Description
The Records of Kosho the Toad was published in early 2018, only a couple months after the manuscript was accepted by the publisher. It’s a hard book to describe. As the title suggests, it does, in fact, feature a main character, who is a toad named Kosho—a Japanese name prominent in the history of Zen. And in many ways the poems in the book are Zen poems in which Kosho sits zazen (Zen meditation) and moves through places and scenes furnished with images, objects, and gestures common in monastic and lay Zen. There are also poems in which Kosho shows up and operates in environments associated with Christian practice. In some way or other, though, most of the poems take place in more familiar places that Kosho inhabits: house, garden, field, mountain, river, lake, surrounded by grasses, trees, fences, walls, open space.

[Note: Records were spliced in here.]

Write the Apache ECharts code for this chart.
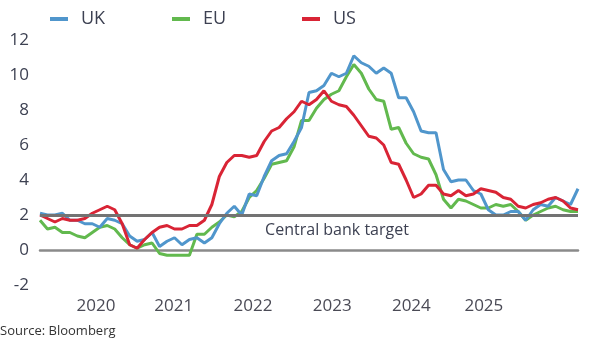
<!DOCTYPE html>
<html>
<head>
<meta charset="utf-8">
<script src="https://cdn.jsdelivr.net/npm/echarts@6/dist/echarts.min.js"></script>
<style>
html,body{margin:0;padding:0;background:#fff;}
#chart{width:592px;height:351px;}
</style>
</head>
<body>
<div id="chart"></div>
<script>
// Monthly, Apr 2019 - Apr 2025
const months = [];
(function(){ let y=2019, m=4; for(let i=0;i<73;i++){ months.push(y+'-'+String(m).padStart(2,'0')); m++; if(m>12){m=1;y++;} } })();

const ukValues = [
  2.1,2.0,2.0,2.1,1.7,1.7,1.5,1.5,1.3,
  1.8,1.7,1.5,0.8,0.5,0.6,1.0,0.2,0.5,0.7,0.3,0.6,
  0.7,0.4,0.7,1.5,2.1,2.5,2.0,3.2,3.1,4.2,5.1,5.4,
  5.5,6.2,7.0,9.0,9.1,9.4,10.1,9.9,10.1,11.1,10.7,10.5,
  10.1,10.4,10.1,8.7,8.7,7.9,6.8,6.7,6.7,4.6,3.9,4.0,
  4.0,3.4,3.2,2.3,2.0,2.0,2.2,2.2,1.7,2.3,2.6,2.5,
  3.0,2.8,2.6,3.5
];
const euValues = [
  1.7,1.2,1.3,1.0,1.0,0.8,0.7,1.0,1.3,
  1.4,1.2,0.7,0.3,0.1,0.3,0.4,-0.2,-0.3,-0.3,-0.3,-0.3,
  0.9,0.9,1.3,1.6,2.0,1.9,2.2,3.0,3.4,4.1,4.9,5.0,
  5.1,5.9,7.4,7.4,8.1,8.6,8.9,9.1,9.9,10.6,10.1,9.2,
  8.6,8.5,6.9,7.0,6.1,5.5,5.3,5.2,4.3,2.9,2.4,2.9,
  2.8,2.6,2.4,2.4,2.6,2.5,2.6,2.2,1.7,2.0,2.2,2.4,
  2.5,2.3,2.2,2.2
];
const usValues = [
  2.0,1.8,1.6,1.8,1.7,1.7,1.8,2.1,2.3,
  2.5,2.3,1.5,0.3,0.1,0.6,1.0,1.3,1.4,1.2,1.2,1.4,
  1.4,1.7,2.6,4.2,5.0,5.4,5.4,5.3,5.4,6.2,6.8,7.0,
  7.5,7.9,8.5,8.3,8.6,9.1,8.5,8.3,8.2,7.7,7.1,6.5,
  6.4,6.0,5.0,4.9,4.0,3.0,3.2,3.7,3.7,3.2,3.1,3.4,
  3.1,3.2,3.5,3.4,3.3,3.0,2.9,2.5,2.4,2.6,2.7,2.9,
  3.0,2.8,2.4,2.3
];
const seriesNames = ['UK','EU','US'];
const yearLabels = ['2020','2021','2022','2023','2024','2025'];
const yearLabelAt = [7.5, 17.9, 28.5, 39.1, 49.7, 59.4]; // month index where each label sits
const targetValue = 2;
const targetLabel = 'Central bank target';
const sourceText = 'Source: Bloomberg';

const colors = ['#5096cc','#62b94e','#d92435'];
const font = '"Open Sans", "Noto Sans", sans-serif';
const txt = '#3d4152';

const chart = echarts.init(document.getElementById('chart'), null, {renderer:'canvas'});
const legendPos = [45, 167, 297];
chart.setOption({
  animation:false,
  color: colors,
  textStyle:{fontFamily:font},
  grid:{left:40, right:14, top:40, bottom:66, containLabel:false},
  legend: seriesNames.map((n,i)=>({
    data:[n], left:legendPos[i], top:5, icon:'rect', itemWidth:18, itemHeight:4, itemGap:0,
    textStyle:{fontSize:18, color:txt, fontFamily:font, padding:[0,0,0,8]}
  })),
  xAxis:[
    {type:'category', data:months, boundaryGap:false,
     axisLine:{show:true, onZero:true, lineStyle:{color:'#8a8a8a', width:2.5}},
     axisTick:{show:false}, axisLabel:{show:false}, splitLine:{show:false}},
    {type:'value', min:0, max:months.length-1, position:'bottom',
     axisLine:{show:false}, axisTick:{show:false}, splitLine:{show:false},
     axisLabel:{show:true, customValues:yearLabelAt, margin:13, fontSize:17, color:'#4a4a55', fontFamily:font,
       formatter:(v)=>{ const k=yearLabelAt.findIndex(p=>Math.abs(p-v)<1e-6); return k>=0?yearLabels[k]:''; }}}
  ],
  yAxis:{type:'value', min:-2, max:12, interval:2,
    axisLine:{show:false}, axisTick:{show:false}, splitLine:{show:false},
    axisLabel:{fontSize:17, color:txt, margin:11, fontFamily:font}},
  series:[
    {name:'UK', type:'line', data:ukValues, symbol:'none', lineStyle:{width:3}, z:3,
     markLine:{silent:true, symbol:'none', data:[{yAxis:targetValue}],
       lineStyle:{color:'#737373', width:3, type:'solid'},
       label:{show:true, position:'insideMiddleBottom', formatter:targetLabel, fontSize:16, color:txt, fontFamily:font, offset:[28,2]}}},
    {name:'EU', type:'line', data:euValues, symbol:'none', lineStyle:{width:3}, z:2},
    {name:'US', type:'line', data:usValues, symbol:'none', lineStyle:{width:3}, z:4}
  ],
  graphic:[{type:'text', left:0, top:325, style:{text:sourceText, fontSize:13, fill:'#333', fontFamily:font}}]
});
</script>
</body>
</html>
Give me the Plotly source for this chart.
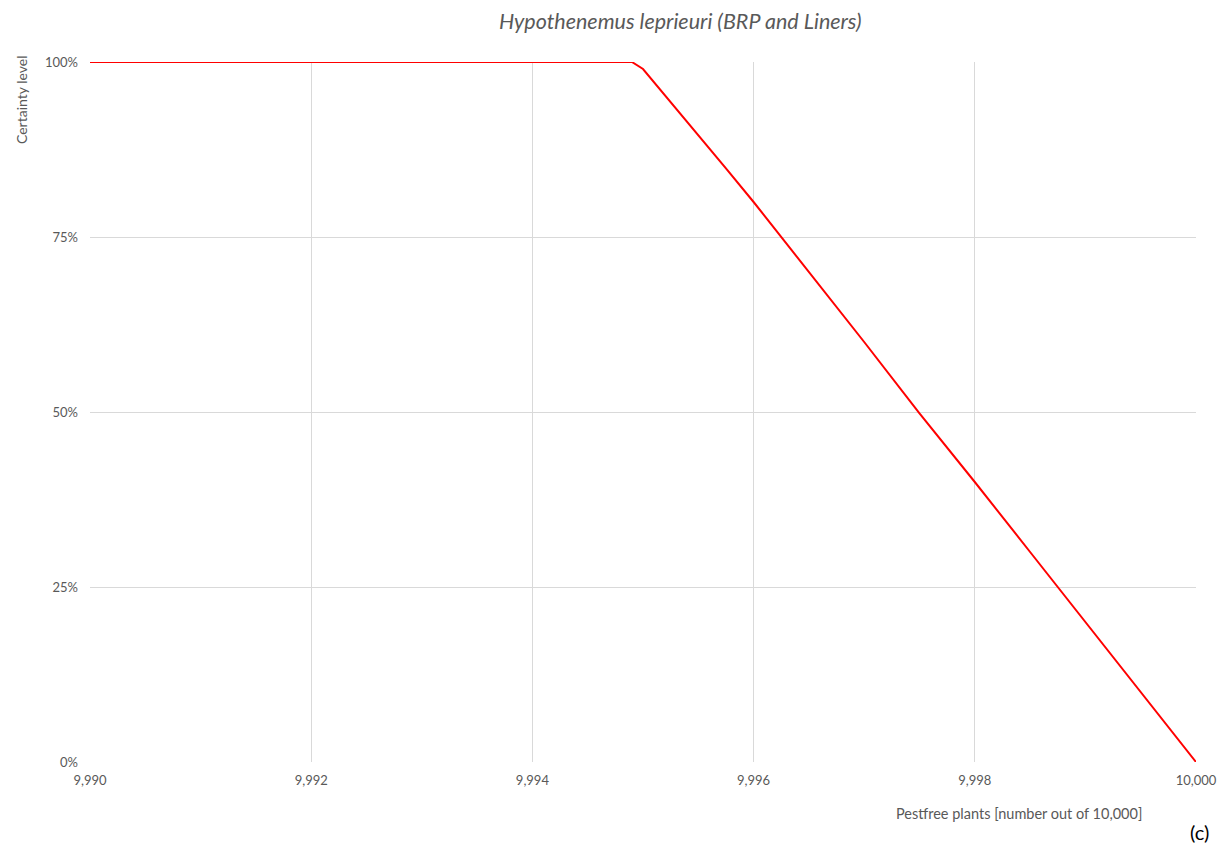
import plotly.graph_objects as go

# Data
pestfree_plants = [9990.0, 9994.9, 9995.0, 9995.25, 9995.5, 9995.75, 9996.0, 9996.5,
                   9997.0, 9997.5, 9998.0, 9998.5, 9999.0, 9999.5, 10000.0]
certainty = [1.00, 1.00, 0.99, 0.943, 0.896, 0.848, 0.80, 0.70,
             0.60, 0.498, 0.40, 0.30, 0.20, 0.10, 0.0]

x_ticks = [9990, 9992, 9994, 9996, 9998, 10000]
x_tick_labels = ["9,990", "9,992", "9,994", "9,996", "9,998", "10,000"]
y_ticks = [0, 0.25, 0.5, 0.75, 1.0]
y_tick_labels = ["0%", "25%", "50%", "75%", "100%"]

title_text = "Hypothenemus leprieuri (BRP and Liners)"
x_title = "Pestfree plants [number out of 10,000]"
y_title = "Certainty level"

FONT = "Lato, 'Open Sans', sans-serif"
GRID = "#d9d9d9"
TXT = "#595959"

# target coordinates are page pixels (body margin removed below)
PL, PR, PT, PB = 90, 1196, 62, 762
W, H = 1218, 845
PW, PH = PR - PL, PB - PT


def px(xp):
    return (xp - PL) / PW


def py(yp):
    return (PB - yp) / PH


fig = go.Figure()
fig.add_trace(go.Scatter(
    x=pestfree_plants, y=certainty, mode="lines",
    line=dict(color="#ff0000", width=2), hoverinfo="x+y", showlegend=False,
))

fig.update_layout(
    width=W, height=H,
    margin=dict(l=PL, r=W - PR, t=PT, b=H - PB, pad=0),
    paper_bgcolor="white", plot_bgcolor="white",
    font=dict(family=FONT, size=13, color=TXT),
    xaxis=dict(
        range=[9990, 10000], tickvals=x_ticks, ticktext=x_tick_labels,
        showgrid=True, gridcolor=GRID, gridwidth=1,
        zeroline=False, showline=False, ticks="", automargin=False,
        tickfont=dict(size=13, color=TXT, family=FONT),
        ticklabelstandoff=9, ticklabeloverflow="allow",
    ),
    yaxis=dict(
        range=[0, 1], tickvals=y_ticks, ticktext=y_tick_labels,
        showgrid=True, gridcolor=GRID, gridwidth=1,
        zeroline=False, showline=False, ticks="", automargin=False,
        tickfont=dict(size=13, color=TXT, family=FONT),
        ticklabelstandoff=11,
    ),
    annotations=[
        dict(text="<i>" + title_text + "</i>", xref="paper", yref="paper",
             x=px(680), y=py(21), xanchor="center", yanchor="middle",
             showarrow=False, font=dict(size=21.5, color=TXT, family=FONT)),
        dict(text=y_title, xref="paper", yref="paper", textangle=-90,
             x=px(22), y=py(100), xanchor="center", yanchor="middle",
             showarrow=False, font=dict(size=14, color=TXT, family=FONT)),
        dict(text=x_title, xref="paper", yref="paper",
             x=px(1019), y=py(813), xanchor="center", yanchor="middle",
             showarrow=False, font=dict(size=14.5, color=TXT, family=FONT)),
        dict(text="(c)", xref="paper", yref="paper",
             x=px(1199), y=py(832), xanchor="center", yanchor="middle",
             showarrow=False, font=dict(size=20, color="#000000", family=FONT)),
    ],
)

fig.write_html("out.html",
               config={"displayModeBar": False},
               post_script="document.body.style.margin='0px';"
                           "document.body.style.overflow='hidden';")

The book is divided into two parts, each one of which represents a journey Kosho undertakes. In the first part, titled “The Short Trip,” Kosho moves progressively from familiar landscapes to unfamiliar and sometimes uncomfortable places. In the second part, titled “The Long Trip,” perhaps learning the wisdom contained in Hunter Thompson’s insight that “When the going gets weird, the weird turn pro,” Kosho takes a step off the hundred-foot pole into a different kind of environment. Most of the poems in this second half are based on koans collected in the first half of the classic Chinese text, The Blue Cliff Record.